Peter Downsbrough (*1940 in New Brunswick, New Jersey) lives and works in Brussels. Since 1961 his work has been seen in many international solo shows, including, most recently, at deSingel, international arts campus, Antwerp (2011), at S.M.A.K., Stedelijk Museum voor actuele Kunst, Ghent (2006), and at the École des Beaux-Arts, Nîmes (2000). His art was shown at the documenta 6 in Kassel in 1977. In 1981 he received the Prijs van de kritiek, A.B.C.A.
At the zero degree of the book
"Cuts through 'the forest of signs,' to paraphrase Edgar Allen Poe, with austere rigor, pruning away nonessentials.” (James Welling on the books of Peter Downsbrough)
Along with Robert Barry, Sol LeWitt, and Lawrence Weiner in New York, and John Baldessari, Ed Ruscha, and Allan Ruppersberg in California, the American artist Peter Downsbrough belongs to the first generation of artists working in Conceptual Art and for whom the book is an essential, abiding form of expression. Downsbrough, whose oeuvre also includes photographs, drawings, prints, sculptures, public art, and films, has produced a total of one hundred books and exhibition catalogues since the late 1960s. In a very precise form, with an extremely purist visual vocabulary, the artist’s publications revolve around the theme of space and three-dimensionality—the same themes he has dealt with in other media for more than forty-five years now.

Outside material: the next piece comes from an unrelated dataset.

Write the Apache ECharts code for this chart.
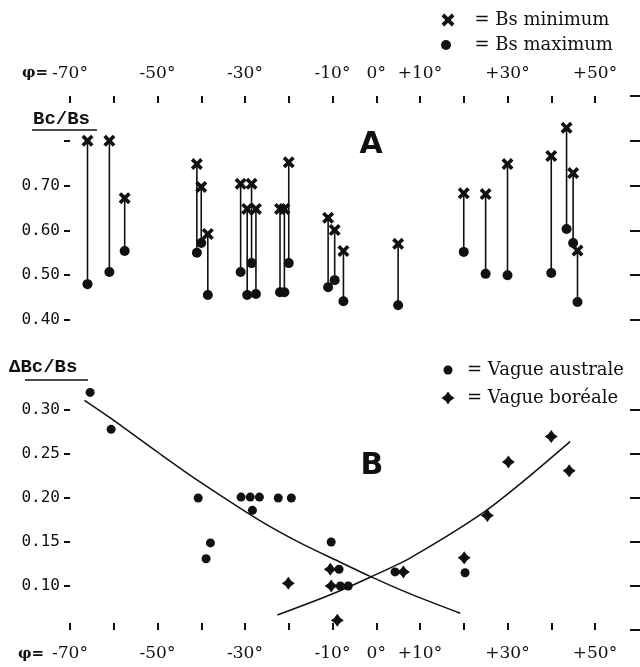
<!DOCTYPE html>
<html><head><meta charset="utf-8">
<script src="https://cdn.jsdelivr.net/npm/echarts@6/dist/echarts.min.js"></script>
<style>html,body{margin:0;padding:0;background:#fff}#c{width:640px;height:667px}</style>
</head><body><div id="c"></div>
<script>
// ---------- Panel A : Bc/Bs ----------
const latA   = [-66, -61, -57.5, -41, -40, -38.5, -31, -29.5, -28.5, -27.5, -22, -21, -20, -11, -9.5, -7.5, 5, 20, 25, 30, 40, 43.5, 45, 46];
const bsMinA = [0.80, 0.80, 0.672, 0.748, 0.697, 0.592, 0.704, 0.648, 0.704, 0.648, 0.648, 0.648, 0.752, 0.628, 0.601, 0.554, 0.570, 0.683, 0.681, 0.748, 0.766, 0.829, 0.728, 0.555];
const bsMaxA = [0.480, 0.507, 0.554, 0.550, 0.572, 0.456, 0.507, 0.456, 0.527, 0.458, 0.462, 0.462, 0.527, 0.473, 0.489, 0.442, 0.433, 0.552, 0.503, 0.500, 0.505, 0.603, 0.572, 0.440];

// ---------- Panel B : ΔBc/Bs ----------
const latAustral = [-65.4, -60.6, -40.7, -37.9, -38.9, -30.9, -28.8, -26.7, -28.3, -22.4, -19.4, -10.3, -8.5, -8.2, -6.4, 4.3, 20.3];
const valAustral = [0.320, 0.278, 0.200, 0.149, 0.131, 0.201, 0.201, 0.201, 0.186, 0.200, 0.200, 0.150, 0.119, 0.100, 0.100, 0.116, 0.115];
const latBoreal  = [-20.1, -10.5, -10.3, -8.9, 6.2, 20.1, 25.4, 30.2, 40, 44.1];
const valBoreal  = [0.103, 0.119, 0.100, 0.061, 0.116, 0.132, 0.180, 0.241, 0.270, 0.231];
const curveAustralLat = [-66.7, -60.8, -49.4, -40.2, -26.5, -17.4, -8.2, -1.4, 7.8, 19.2];
const curveAustralVal = [0.311, 0.291, 0.250, 0.218, 0.174, 0.149, 0.127, 0.111, 0.091, 0.069];
const curveBorealLat  = [-22.6, -10.5, -1.4, 7.8, 23.8, 32.9, 44.3];
const curveBorealVal  = [0.067, 0.090, 0.110, 0.132, 0.181, 0.216, 0.264];

// ---------- ticks / labels ----------
const xTicks  = [-70, -60, -50, -40, -30, -20, -10, 0, 10, 20, 30, 40, 50];
const xLabels = [-70, -50, -30, -10, 0, 10, 30, 50];
const yTicksA  = [0.4, 0.5, 0.6, 0.7, 0.8];
const yLabelsA = [0.4, 0.5, 0.6, 0.7];
const yRightA  = [0.4, 0.5, 0.6, 0.7, 0.8, 0.9];
const yTicksB  = [0.10, 0.15, 0.20, 0.25, 0.30];
const yLabelsB = [0.10, 0.15, 0.20, 0.25, 0.30];
const yRightB  = [0.05, 0.10, 0.15, 0.20, 0.25, 0.30];

const INK = '#111';
const STAR = 'path://M0,-10 Q3.4,-3.4 10,0 Q3.4,3.4 0,10 Q-3.4,3.4 -10,0 Q-3.4,-3.4 0,-10Z';
const XMARK = 'path://M-7,-4 L-4,-7 L0,-3 L4,-7 L7,-4 L3,0 L7,4 L4,7 L0,3 L-4,7 L-7,4 L-3,0Z';

const xFmt = v => (v > 0 ? '+' : '') + v + '°';
const xAxisBase = (grid, pos, margin) => ({
  gridIndex: grid, type: 'value', position: pos, min: -70, max: 58,
  axisLine: {show: false, onZero: false}, splitLine: {show: false},
  axisTick: {show: true, inside: true, length: 7, customValues: xTicks, lineStyle: {color: INK, width: 2}},
  axisLabel: {customValues: xLabels, formatter: xFmt, margin: margin, color: INK,
    fontFamily: 'DejaVu Serif', fontSize: 17}
});
const yLeft = (grid, min, max, ticks, labels) => ({
  gridIndex: grid, type: 'value', position: 'left', min: min, max: max,
  axisLine: {show: false, onZero: false}, splitLine: {show: false},
  axisTick: {show: true, length: 6, customValues: ticks, lineStyle: {color: INK, width: 2}},
  axisLabel: {customValues: labels, formatter: v => v.toFixed(2), margin: 10, color: INK,
    fontFamily: 'DejaVu Sans Mono', fontSize: 16}
});
const yRight = (grid, min, max, ticks) => ({
  gridIndex: grid, type: 'value', position: 'right', min: min, max: max,
  axisLine: {show: false, onZero: false}, splitLine: {show: false},
  axisTick: {show: true, length: 10, customValues: ticks, lineStyle: {color: INK, width: 2}},
  axisLabel: {show: false}
});
const legendBase = (name, icon, size, left, top, pad) => ({
  data: [{name: name, icon: icon}], orient: 'vertical', left: left, top: top, padding: 0,
  itemWidth: size, itemHeight: size, selectedMode: false, formatter: '= {name}',
  itemStyle: {color: INK, opacity: 1},
  textStyle: {fontFamily: 'DejaVu Serif', fontSize: 18, color: INK, lineHeight: 18, padding: [0, 0, 0, pad]}
});

const chart = echarts.init(document.getElementById('c'), null, {renderer: 'canvas'});
chart.setOption({
  backgroundColor: '#fff',
  animation: false,
  grid: [
    {left: 70, right: 10, top: 96, height: 224},
    {left: 70, right: 10, top: 410, height: 220}
  ],
  xAxis: [xAxisBase(0, 'top', 14), xAxisBase(1, 'bottom', 15)],
  yAxis: [
    yLeft(0, 0.4, 0.9, yTicksA, yLabelsA),
    yRight(0, 0.4, 0.9, yRightA),
    yLeft(1, 0.05, 0.30, yTicksB, yLabelsB),
    yRight(1, 0.05, 0.30, yRightB)
  ],
  legend: [
    legendBase('Bs minimum', XMARK, 13, 441.5, 11, 15),
    legendBase('Bs maximum', 'circle', 10, 441, 36, 18.5),
    legendBase('Vague australe', 'circle', 9, 443.5, 361, 9.5),
    legendBase('Vague boréale', STAR, 13, 441.5, 389, 7.5)
  ],
  graphic: [
    {type: 'text', x: 22, y: 73, style: {text: 'φ=', font: 'bold 15px "DejaVu Serif"', fill: INK, textVerticalAlign: 'middle'}},
    {type: 'text', x: 18, y: 654, style: {text: 'φ=', font: 'bold 15px "DejaVu Serif"', fill: INK, textVerticalAlign: 'middle'}},
    {type: 'text', x: 33, y: 119, style: {text: 'Bc/Bs', font: 'bold 19px "Liberation Mono"', fill: INK, textVerticalAlign: 'middle'}},
    {type: 'line', shape: {x1: 32, y1: 130, x2: 97, y2: 130}, style: {stroke: INK, lineWidth: 1.5}},
    {type: 'text', x: 9, y: 367, style: {text: 'ΔBc/Bs', font: 'bold 19px "Liberation Mono"', fill: INK, textVerticalAlign: 'middle'}},
    {type: 'line', shape: {x1: 25, y1: 380, x2: 88, y2: 380}, style: {stroke: INK, lineWidth: 1.5}},
    {type: 'text', x: 371, y: 145, style: {text: 'A', font: 'bold 30px "DejaVu Sans"', fill: INK, textAlign: 'center', textVerticalAlign: 'middle'}},
    {type: 'text', x: 372, y: 466, style: {text: 'B', font: 'bold 30px "DejaVu Sans"', fill: INK, textAlign: 'center', textVerticalAlign: 'middle'}}
  ],
  series: [
    {
      type: 'custom', name: 'range', xAxisIndex: 0, yAxisIndex: 0, clip: false,
      data: latA.map((x, i) => [x, bsMinA[i], bsMaxA[i]]),
      encode: {x: 0, y: [1, 2]},
      renderItem: (params, api) => {
        const p1 = api.coord([api.value(0), api.value(1)]);
        const p2 = api.coord([api.value(0), api.value(2)]);
        return {type: 'line', shape: {x1: p1[0], y1: p1[1], x2: p2[0], y2: p2[1]},
          style: {stroke: INK, lineWidth: 1.6}};
      }
    },
    {type: 'scatter', name: 'Bs minimum', xAxisIndex: 0, yAxisIndex: 0, clip: false,
      symbol: XMARK, symbolSize: 12, itemStyle: {color: INK, opacity: 1},
      data: latA.map((x, i) => [x, bsMinA[i]])},
    {type: 'scatter', name: 'Bs maximum', xAxisIndex: 0, yAxisIndex: 0, clip: false,
      symbol: 'circle', symbolSize: 10, itemStyle: {color: INK, opacity: 1},
      data: latA.map((x, i) => [x, bsMaxA[i]])},
    {type: 'line', name: 'curve australe', xAxisIndex: 1, yAxisIndex: 2, clip: false,
      smooth: 0.3, showSymbol: false, lineStyle: {color: INK, width: 1.5},
      data: curveAustralLat.map((x, i) => [x, curveAustralVal[i]])},
    {type: 'line', name: 'curve boreale', xAxisIndex: 1, yAxisIndex: 2, clip: false,
      smooth: 0.3, showSymbol: false, lineStyle: {color: INK, width: 1.5},
      data: curveBorealLat.map((x, i) => [x, curveBorealVal[i]])},
    {type: 'scatter', name: 'Vague australe', xAxisIndex: 1, yAxisIndex: 2, clip: false,
      symbol: 'circle', symbolSize: 9, itemStyle: {color: INK, opacity: 1},
      data: latAustral.map((x, i) => [x, valAustral[i]])},
    {type: 'scatter', name: 'Vague boréale', xAxisIndex: 1, yAxisIndex: 2, clip: false,
      symbol: STAR, symbolSize: 13, itemStyle: {color: INK, opacity: 1},
      data: latBoreal.map((x, i) => [x, valBoreal[i]])}
  ]
});
</script></body></html>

In his very first book, Notes on Location, begun in 1968 and published in 1972, he identified the parameters of his quite fundamental, book-and-space-based investigations, and they remain valid to this day. In “9 am, 800’ asl [above sea level]” he mentions the hour at which he began working on the manuscript, as well as the place where it was produced: his studio in Etna, New Hampshire, 800 feet above sea level, which he himself—as an architect—designed.
Downbrough’s material is composed primarily of lines and words—often conjunctions and prepositions, verbs and nouns. The lines appear in the form of Two Lines—two parallel, vertical lines with a standard length of 2-1/2 inches—as either simple vertical and horizontal placements in space, or also as diagonals. The artist often cuts off, tips over, or reflects the words or letters so that they become graphic abbreviations that lose some of their meaning, while at the same tie maintaining some of it, too. “With the word, one takes part in a dialogue, a discourse on its precise meaning. The word for me is an object. It has both a precise and a vague meaning. It is a universe one is confronted with. But there is no obligatory way of reading,” says Downsbrough himself.

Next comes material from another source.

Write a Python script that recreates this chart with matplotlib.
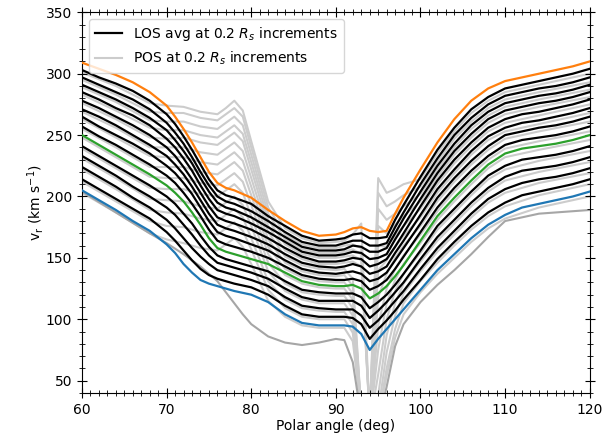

Over the course of his career Downsbrough has increasingly expanded on this basic vocabulary of lines and words. In 1974, for instance, he added photos for the first time to his book, Two Pipes. Fourteen Locations –pictures of his Two Pipes, sculptures made of parallel vertical metal pipes, set in their (urban) environment. He continued to add other artistic materials, often in combination with each other: arrows, texts, plans, maps, collages, sketches, postcards, and film stills, manifesting a scarcely unsurpassable clarity of concept and design.
Downsbrough is one of the most important people on the New York art scene who was involved in the development of Conceptual Art out of Minimal Art in the late 1960s. As early as 1970 the artist succeeded in questioning the traditional, object-related character of the work of art, which led him first to radically simplified sculptures and interventions in space, and finally—like his fellow artist Lawrence Weiner—to a rigorous examination of the book as a medium.
“We could talk about the zero degree of the book, since it presents itself here in its simplest form,” wrote the publisher, book collector, and curator Guy Schraenen in 1993 on the books of Peter Downsbrough, which he himself does not regard as artist’s books, but simply as books.